Designed to help adults of all ages maintain an active lifestyle, classes incorporate traditional gym activities with a group warm-up and exercise stations. Fun and functional exercises include dancing, boxing, and Nordic pole walking, as well as high intensity cardio intervals (fit to your safety level), functional strengthening, agility, and multi-directional movements, walking drills, active stretching, and functional floor mobility exercise.
Participants must be able to:
• Walk 500 feet using assisted devices as needed.
• Get in and out of chair alone in 2-3 attempts.
• Move from standing to floor, provided a chair and minimal assistance.
Classes meet two days per week for 60 minutes.
MEET THE INSTRUCTOR
Peg Wanta, PT, DPT, has been a physical therapist for over 20 years. Her special interests include working with the older adult population to help them improve their balance, movement, strength and function. Peg is a certified PWR! (Parkinson’s Wellness Recovery) Clinician and a certified PWR! Fitness Instructor. She is currently a full-time instructor at Herzing University, in the Physical Therapist Assistant Program. She enjoys being an educator and assisting the Physical Therapist Assistant students in their development as they enter the Physical Therapy field. Peg also enjoys teaching yoga. Her physical therapy career includes working in the outpatient setting, amputee rehab, sub-acute rehab and home health.
Program is led by a Physical Therapist with assistance from Y staff and Physical Therapy Assistant students from Herzing University.
MON & WED | 1:00-2:00 PM or 1:30-2:30 PM
An exercise group geared towards individuals with Parkinson’s Disease (PD). These exercise sessions are designed and led by a physical therapist who has experience working with individuals with PD.
The hour-long class is split into two half hour sessions. Thirty minutes is spent on stretching, with a focus on trunk mobility. The other 30 minutes, participants walk on a treadmill. The theory behind the program is that improved trunk mobility, combined with an aerobic conditioning program, should lead to improvement or maintenance of functional activities used in everyday life.
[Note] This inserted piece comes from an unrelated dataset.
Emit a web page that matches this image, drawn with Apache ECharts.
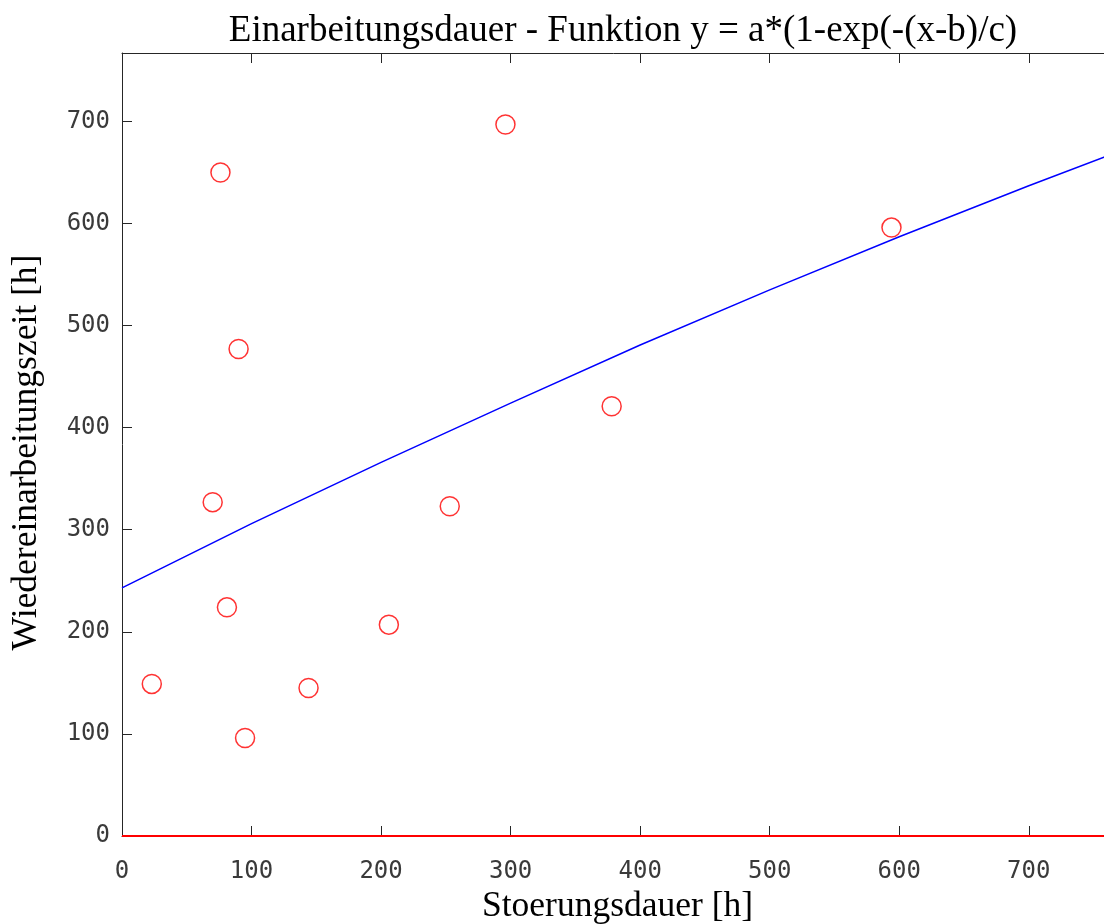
<!DOCTYPE html>
<html><head><meta charset="utf-8">
<script src="https://cdn.jsdelivr.net/npm/echarts@6/dist/echarts.min.js"></script>
<style>html,body{margin:0;padding:0;background:#fff}#c{width:1104px;height:924px}</style>
</head><body><div id="c"></div>
<script>
// measured points (Stoerungsdauer [h], Wiedereinarbeitungszeit [h])
const stoerungsdauer = [23, 70, 76, 81, 90, 95, 144, 206, 253, 296, 378, 594];
const wiedereinarbeitung = [149, 327, 650, 224, 477, 96, 145, 207, 323, 697, 421, 596];
// fitted curve
const fitX = [0, 100, 200, 300, 400, 500, 600, 700, 758, 765];
const fitY = [243, 306, 366, 424, 481, 535, 587, 637, 665, 668];
// zero line
const zeroX = [0, 765];
const zeroY = [0, 0];
const xRange = [0, 765];
const yRange = [0, 767];
const tickStep = 100;
const titleText = 'Einarbeitungsdauer - Funktion y = a*(1-exp(-(x-b)/c)';
const xName = 'Stoerungsdauer [h]';
const yName = 'Wiedereinarbeitungszeit [h]';

const pts = stoerungsdauer.map((x, i) => [x, wiedereinarbeitung[i]]);
const fit = fitX.map((x, i) => [x, fitY[i]]);
const zero = zeroX.map((x, i) => [x, zeroY[i]]);

const axisCol = '#262626';
const labelCol = '#3a3a3a';
const serif = '"Liberation Serif", "DejaVu Serif", serif';
const mono = '"DejaVu Sans Mono", monospace';

const chart = echarts.init(document.getElementById('c'));
chart.setOption({
  animation: false,
  backgroundColor: '#fff',
  title: {
    text: titleText, left: 618, top: 8, textAlign: 'center',
    textStyle: { fontFamily: serif, fontSize: 37, fontWeight: 'normal', color: '#000' }
  },
  grid: { left: 122, top: 53, width: 991, height: 783, containLabel: false, outerBoundsMode: 'none' },
  xAxis: [{
    type: 'value', position: 'bottom', min: xRange[0], max: xRange[1], interval: tickStep,
    axisLine: { show: true, lineStyle: { color: axisCol, width: 1 } },
    axisTick: { show: true, inside: true, length: 10, lineStyle: { color: axisCol } },
    axisLabel: { margin: 24, fontFamily: mono, fontSize: 24, color: labelCol, showMaxLabel: false },
    splitLine: { show: false },
    name: xName, nameLocation: 'middle', nameGap: 52,
    nameTextStyle: { fontFamily: serif, fontSize: 35.5, color: '#000' }
  }, {
    type: 'value', position: 'top', min: xRange[0], max: xRange[1], interval: tickStep,
    axisLine: { show: true, lineStyle: { color: axisCol, width: 1 } },
    axisTick: { show: true, inside: true, length: 10, lineStyle: { color: axisCol } },
    axisLabel: { show: false }, splitLine: { show: false }
  }],
  yAxis: [{
    type: 'value', position: 'left', min: yRange[0], max: yRange[1], interval: tickStep,
    axisLine: { show: true, lineStyle: { color: axisCol, width: 1 } },
    axisTick: { show: true, inside: true, length: 10, lineStyle: { color: axisCol } },
    axisLabel: { margin: 12, fontFamily: mono, fontSize: 24, color: labelCol, showMaxLabel: false },
    splitLine: { show: false },
    name: yName, nameLocation: 'middle', nameGap: 77,
    nameTextStyle: { fontFamily: serif, fontSize: 35.5, color: '#000', padding: [0, 16, 0, 0] }
  }],
  series: [{
    type: 'scatter', xAxisIndex: 0, yAxisIndex: 0, data: pts,
    symbol: 'circle', symbolSize: 19,
    itemStyle: { color: 'rgba(0,0,0,0)', borderColor: '#ff0000', borderWidth: 1.5 },
    z: 3
  }, {
    type: 'line', xAxisIndex: 0, yAxisIndex: 0, data: fit, showSymbol: false, symbol: 'none',
    smooth: false, clip: true,
    lineStyle: { color: '#0000ff', width: 1.5 }, z: 2
  }, {
    type: 'line', xAxisIndex: 0, yAxisIndex: 0, data: zero, showSymbol: false, symbol: 'none',
    clip: false,
    lineStyle: { color: '#ff0000', width: 2 }, z: 4
  }]
});
</script></body></html>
Participants in all stages of the disease are welcome! Wear comfortable clothes, athletic shoes, and bring a water bottle to class.
THU | 1:00-2:00 PM
The Parkinson's Dance Class brings the art of dance to people living with Parkinson's disease. Class format includes warming up using a chair, center and balance work, standing, and moving across the floor while incorporating dance steps from different dance forms. Dancing is shown to help people with PD improve their ability to walk and enhances their quality of life. Classes run on a monthly-basis, meeting once a week on Thursday afternoons for 60 minutes.
The class is modeled after The Dance for PD® approach which began in 2001 when Olie Westheimer, the Executive Director of the Brooklyn Parkinson Group, approached the Mark Morris Dance Group from Brooklyn, with her idea of using dance as a beneficial activity for people with Parkinson's disease. Since then the program has grown to be offered at more than 100 sites in 13 countries around the world. Through this model, instructors use imagery, rhythm, and dance steps drawn from a variety of dance forms to help people with PD improve their coordination, mobility, and flexibility.
EXPERT, CARING INSTRUCTORS
The Parkinson's Dance Class is taught by a Y staff person with extensive experience in Personal Training with an emphasis on Movement Disorders and/or has completed the Mark Morris Dance Group/Brooklyn Parkinson Group's Dance for PD® Professional Development Workshop.
THE RESEARCH
According to research published in the Journal of Neural Transmission, dancing is shown to help people with PD improve their ability to walk and enhances their quality of life. The Brooklyn Parkinson Group and the Mark Morris Dance Group studied the benefits of Dance for PD® in patients with idiopathic PD. They concluded that "the combined physical and psychological benefits participants experienced suggest that through exercise, camaraderie and the simple joy of movement, dance classes are an effective way of ending the isolation and inactivity that too often define living with PD." Through their research, they completed a standardized measurement of overall mobility and participants after 8 weeks and 1 sessions showed a 10.4% improvement in overall movement and a 26.7% improvement in walking.